İyilik yap denize at
Charlie Wilson'ın Savaşı merakla beklediğim filmlerden bir tanesiydi. Hem Oscar'lı üç oyuncu Tom Hanks, Julia Roberts, Philiph Seymour Hoffman ilk kez biraraya geliyor hem "Closer" ile fanı olduğum Mike Nichols filmi yönetiyor hem de kaynağını gerçek olaylardan alan film 11 Eylül olaylarını gerçekleştiren İslam köktendincilerinin tohumlarının nasıl atıldığını gösteriyordu. İşte tüm bunlar benim bu filmi heyecanla beklememi sağlıyordu. Ama gelin görün ki; sonuç hiç de iç açıcı olmadı.
Gerçek bir olay Charlie Wilson, kişiliğinin geri planına politik kurnazlığı, derin vatanseverlik duygusunu ve mazlumlara duyduğu tutkuyu başarıyla gizlemiş Teksaslı bir kongre üyesidir. Charlie'nin yakın dostu, bir numaralı koruyucusu ve bazen de sevgilisi olan Joanne Herring Teksas'ın en zengin kadınlarından biridir ve antikomünist'tir. Sovyetler'in Afganistan'ı işgaline Amerika'nın verdiği cevabın yetersiz kaldığına inanır ve Afganistan'daki mücahitlere ABD'nin destek olması için Charlie'yi ikna eder. O güne kadar hiç kimsenin yapmadığı bir şeyi yaparlar; mücahitlere gizli fon ve silah sağlayarak ülkedeki işgalin sona ermesini sağlarlar. Charlie'nin bu çabasında ona, CIA ajanı Gust Avrakotos yardımcı olur. Son yıllarda bazı muhalif sinemacılar ABD'nin uluslararası müdaheleciliğini, Irak başta olmak üzere Orta Doğu ülkeleri ile ilgili politikalarını eleştirel bir bakış açısıyla ele almaya başladı. "Charlie Wilson'ın Savaşı" bu filmlerden farklı olarak 11 Eylül olaylarını gerçekleştiren grupların yapılanışını anlatıyor. Aslında Charlie Wilson'ın Savaşı etkileyici bir politik film olmaya soyunuyor. Son derece karışık ilişkiler ağını elinden geldiğince anlatmaya çalışıyor. Hollywood "Mr. Wilson"la gerçek bir kahraman yaratmaya çalışıyor. Tıpkı "Mr. Schindler" gibi. Bir de Amerikan kamuoyu kendisini aklamaya çalışıyor. Bu nedenle Charlie Wilson biçilmiş kaftan. Kokain ve kadın düşkünü Mr. Wilson ne yazık ki; "Schindler" kadar insancıl, dürüst ve sevecen bir kişi olmadığı için, arzu edilen bir türlü yaratılamıyor. Tom Hanks'in varlığına rağmen bu karakter kadın ve uyuşturucu düşkünü milletvekilinden öteye gidemiyor.
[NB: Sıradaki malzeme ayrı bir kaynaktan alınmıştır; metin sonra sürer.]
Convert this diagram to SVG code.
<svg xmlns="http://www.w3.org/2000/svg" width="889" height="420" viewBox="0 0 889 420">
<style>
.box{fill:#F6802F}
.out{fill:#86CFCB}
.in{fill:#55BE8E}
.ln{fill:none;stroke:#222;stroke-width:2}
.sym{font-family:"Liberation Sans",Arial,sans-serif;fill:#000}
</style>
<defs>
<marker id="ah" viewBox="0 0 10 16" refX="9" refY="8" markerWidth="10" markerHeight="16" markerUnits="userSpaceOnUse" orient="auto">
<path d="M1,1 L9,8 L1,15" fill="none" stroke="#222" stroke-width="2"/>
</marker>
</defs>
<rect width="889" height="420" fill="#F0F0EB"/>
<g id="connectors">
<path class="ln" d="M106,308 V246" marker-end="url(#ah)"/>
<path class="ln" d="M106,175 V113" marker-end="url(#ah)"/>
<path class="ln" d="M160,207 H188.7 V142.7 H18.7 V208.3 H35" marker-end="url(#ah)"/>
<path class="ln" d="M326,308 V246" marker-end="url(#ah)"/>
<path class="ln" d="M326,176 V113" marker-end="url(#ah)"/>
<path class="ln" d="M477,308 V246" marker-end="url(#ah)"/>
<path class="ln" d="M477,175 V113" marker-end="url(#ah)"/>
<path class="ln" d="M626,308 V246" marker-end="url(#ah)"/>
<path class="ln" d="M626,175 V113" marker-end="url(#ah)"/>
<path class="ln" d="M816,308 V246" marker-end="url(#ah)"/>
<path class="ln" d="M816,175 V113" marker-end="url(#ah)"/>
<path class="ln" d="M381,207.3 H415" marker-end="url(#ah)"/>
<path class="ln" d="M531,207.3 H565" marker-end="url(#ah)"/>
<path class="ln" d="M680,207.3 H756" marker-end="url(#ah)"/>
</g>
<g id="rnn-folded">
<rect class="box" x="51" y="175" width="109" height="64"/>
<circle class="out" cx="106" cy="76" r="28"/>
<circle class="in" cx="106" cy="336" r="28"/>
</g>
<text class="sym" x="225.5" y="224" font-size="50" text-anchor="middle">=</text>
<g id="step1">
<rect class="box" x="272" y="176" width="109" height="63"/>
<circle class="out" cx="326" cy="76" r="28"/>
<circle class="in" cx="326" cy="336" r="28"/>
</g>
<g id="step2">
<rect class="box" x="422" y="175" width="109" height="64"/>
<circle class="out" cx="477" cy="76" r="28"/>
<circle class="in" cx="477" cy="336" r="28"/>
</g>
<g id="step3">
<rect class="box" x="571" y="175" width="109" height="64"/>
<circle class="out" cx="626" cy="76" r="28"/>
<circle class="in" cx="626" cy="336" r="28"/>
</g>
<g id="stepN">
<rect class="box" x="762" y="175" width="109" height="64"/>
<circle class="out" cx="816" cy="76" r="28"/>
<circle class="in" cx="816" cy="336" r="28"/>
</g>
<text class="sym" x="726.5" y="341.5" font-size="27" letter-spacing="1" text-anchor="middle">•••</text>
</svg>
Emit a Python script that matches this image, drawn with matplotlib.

Tarihe bakış Filmin artısı yok mu? Elbette var. Bir kere 2008'den yıllar öncesine bakma imkanı sağlıyor. Daha Komünizm çökmemiş, Soğuk Savaş altın yıllarını yaşıyor. Ruslar, Afganistan'ı işgal etmiş ve müslümanları durmadan haçamat ediyor. Afganistan'ın Ruslar'ın elinden kurtarılma planında Pakistan ve ZiyaÜl Hak başrolde. Her ne kadar Joanne Herring bir toplantıda Butto'yu Ziya-Ül Hak astırmadı dese de şakayla karışık bir gerçeği aydınlatıyor. Hem de Amerika'nın çıkarları bittiğinde rahmetli Ziya-Ül Hak'ın bir uçak kazasına nasıl kurban gittiği yeniden hatırlanıyor. Amerika'nın desteği ile Afganlı mücahitler Ruslar'ı ülkelerinden temizliyor. Kamuoyundan saklanan Arap ve İsrail'li yetkililerin anlaşmaya vardıkları toplantı politikanın kirli bir oyun olduğunu bir kez daha gözler önüne seriyor. Charlie Wilson'ın Savaşı sinema filminden çok TV dizisini andırıyor. Bir de gereğinden fazla geveze bir film. Geriye de Oscar'lı üç oyuncu Tom Hanks, Julia Roberts, Philiph Seymour Hoffman döktürdükleri oyunculuklar kalıyor.